Religion and politics led to social tension and conflict 2,000 years ago

http://www.colorado.edu/news/releases/2015/12/21/religion-and-politics-led-social-tension-and-conflict-2000-years-ago

If you are in fact interested in the causes of social violence - and not simply posting headlines that apparently denounce religion - read Marx.

In the social production of their life, men enter into definite relations that are indispensable and independent of their will; these relations of production correspond to a definite stage of development of their material forces of production. The sum total of these relations of production constitutes the economic structure of society — the real foundation, on which rises a legal and political superstructure and to which correspond definite forms of social consciousness. The mode of production of material life determines the social, political and intellectual life process in general. It is not the consciousness of men that determines their being, but, on the contrary, their social being that determines their consciousness.

- snip -

Therefore, mankind always sets itself only such tasks as it can solve; since, looking at the matter more closely, we will always find that the task itself arises only when the material conditions necessary for its solution already exist or are at least in the process of formation. In broad outlines we can designate the Asiatic, the ancient, the feudal, and the modern bourgeois modes of production as so many progressive epochs in the economic formation of society. The bourgeois relations of production are the last antagonistic form of the social process of production — antagonistic not in the sense of individual antagonism, but of one arising from the social conditions of life of the individuals; at the same time the productive forces developing in the womb of bourgeois society create the material conditions for the solution of that antagonism. This social formation constitutes, therefore, the closing chapter of the prehistoric stage of human society.

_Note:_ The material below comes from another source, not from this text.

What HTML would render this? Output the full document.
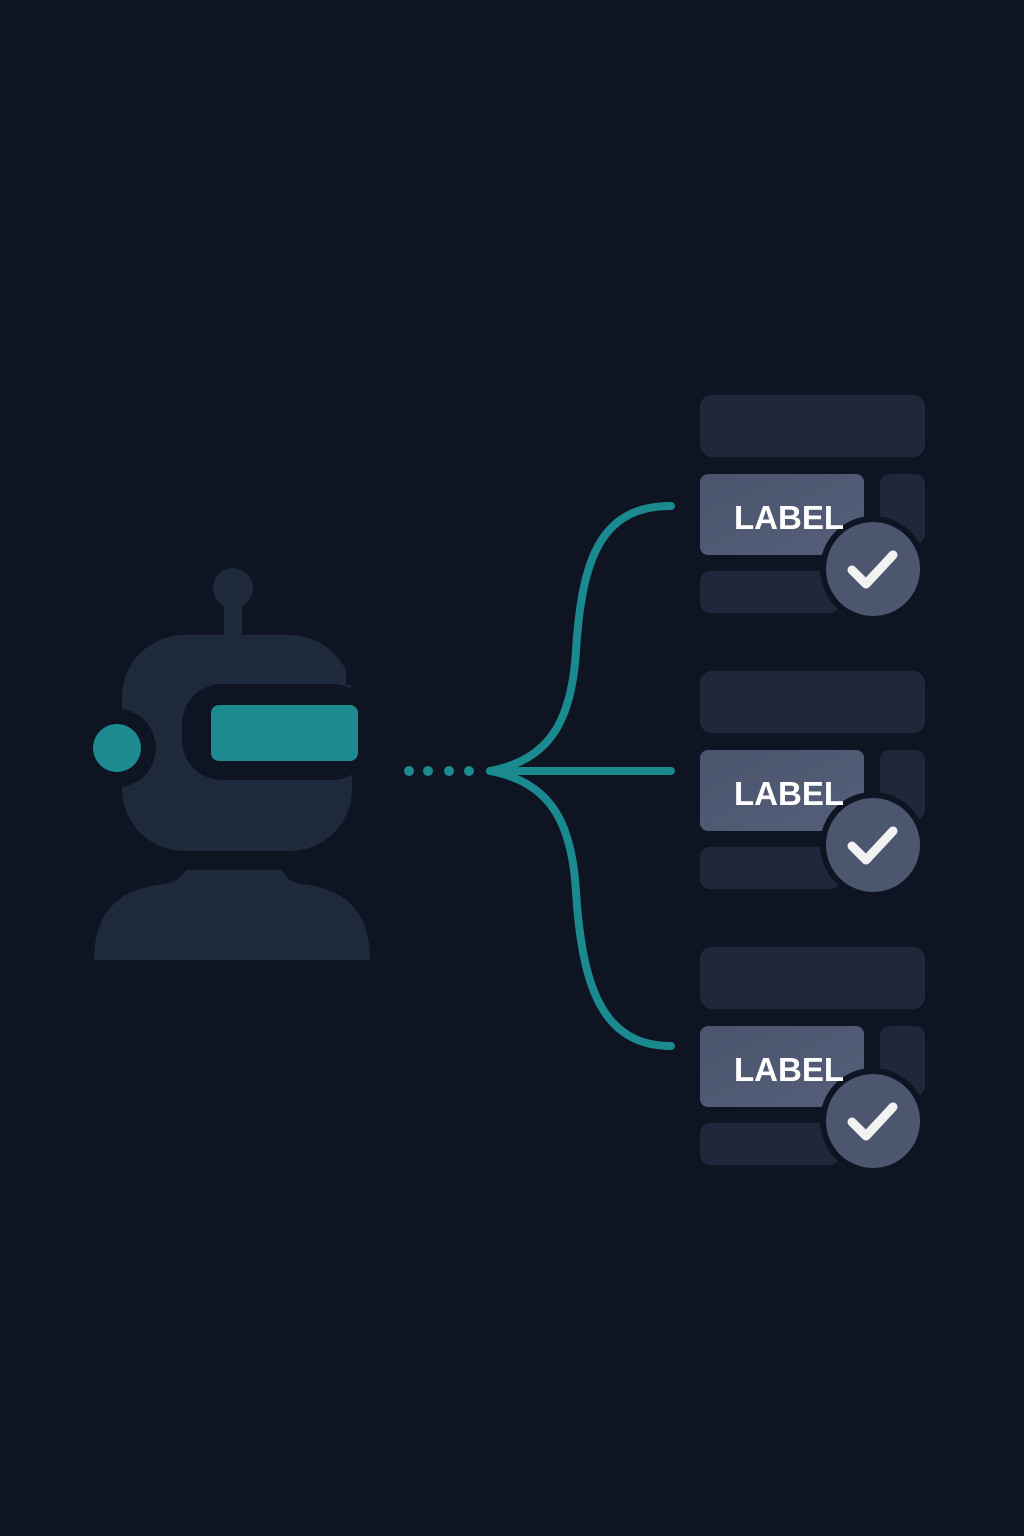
<!DOCTYPE html>
<html><head><meta charset="utf-8"><style>
html,body{margin:0;padding:0;background:#0e1421;}
svg{display:block}
</style></head><body>
<svg width="1024" height="1536" viewBox="0 0 1024 1536" xmlns="http://www.w3.org/2000/svg">
<defs>
<linearGradient id="lg" x1="0" y1="0" x2="1" y2="1">
<stop offset="0" stop-color="#4a546d"/><stop offset="1" stop-color="#555f79"/>
</linearGradient>
<g id="card">
  <rect x="700" y="395" width="225" height="62" rx="12" fill="#1f283a"/>
  <rect x="880" y="474" width="45" height="70" rx="10" fill="#1f283a"/>
  <rect x="700" y="571" width="140" height="42" rx="10" fill="#1f283a"/>
  <rect x="700" y="474" width="164" height="81" rx="8" fill="url(#lg)"/>
  <circle cx="873" cy="569" r="53" fill="#0e1421"/>
  <circle cx="873" cy="569" r="47" fill="#4c566f"/>
  <path d="M852 570 L866 584 L893 555" fill="none" stroke="#f2f2f2" stroke-width="9" stroke-linecap="round" stroke-linejoin="round"/>
  <text x="789" y="529" text-anchor="middle" font-family="'Liberation Sans', sans-serif" font-weight="bold" font-size="33" fill="#ffffff">LABEL</text>
</g>
</defs>
<use href="#card"/>
<use href="#card" transform="translate(0,276)"/>
<use href="#card" transform="translate(0,552)"/>

<!-- robot -->
<circle cx="233" cy="588" r="20" fill="#1f293c"/>
<rect x="224" y="600" width="18" height="42" fill="#1f293c"/>
<rect x="122" y="635" width="230" height="216" rx="62" fill="#1f293c"/>
<rect x="182" y="684" width="190" height="96" rx="40" fill="#0e1421"/>
<rect x="346" y="635" width="20" height="50" fill="#0e1421"/>
<rect x="211" y="705" width="147" height="56" rx="8" fill="#1d8a90"/>
<circle cx="117" cy="748" r="39" fill="#0e1421"/>
<circle cx="117" cy="748" r="24" fill="#1d8a90"/>
<path d="M186 870 L282 870 Q288 882 300 884 Q370 890 370 960 L94 960 Q94 890 165 884 Q178 882 186 870 Z" fill="#1f293c"/>

<!-- dots -->
<g fill="#1d8a90">
<circle cx="409" cy="771" r="5"/><circle cx="428" cy="771" r="5"/>
<circle cx="449" cy="771" r="5"/><circle cx="469" cy="771" r="5"/>
</g>
<g fill="none" stroke="#1b8a8e" stroke-width="8" stroke-linecap="round">
<path d="M490 771 L671 771"/>
<path d="M490 771 C550 760 572 720 576 650 C582 560 600 506 671 506"/>
<path d="M490 771 C550 782 572 822 576 892 C582 982 600 1046 671 1046"/>
</g>
<path d="M485 771 L510 763 L510 779 Z" fill="#1b8a8e"/>
</svg>
</body></html>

Preface to A Contribution to the Critique of Political Economy (1859).

trotsky

(49,533 posts)
48. Oh, I'm sorry, I must have missed the part where they said ONLY religion causes conflict.
Thu Dec 24, 2015, 09:32 AM
Dec 2015

Wait a minute, that's right, THEY DIDN'T.

Nice attempt at a straw man though. Happy Solstice, Leontius, however you choose to celebrate it!

 

rug

(82,333 posts)
49. Your objectivity on the subject of religion is bracing.
Thu Dec 24, 2015, 10:55 AM
Dec 2015

So, trotsky, what are the other predominant forces at work when it comes to social violence?

kwassa

(23,340 posts)
50. Your thread title is quite incorrect.
Thu Dec 24, 2015, 05:11 PM
Dec 2015
Religion has been causing conflict for over 2000 years, say scientists


No, what they are saying is in one area of Mexico during one specific era, there was conflict between religious elites and traditional community leaders.

This article is mis-titled and poorly written. There is no validation in the article for the 2000-year assertion.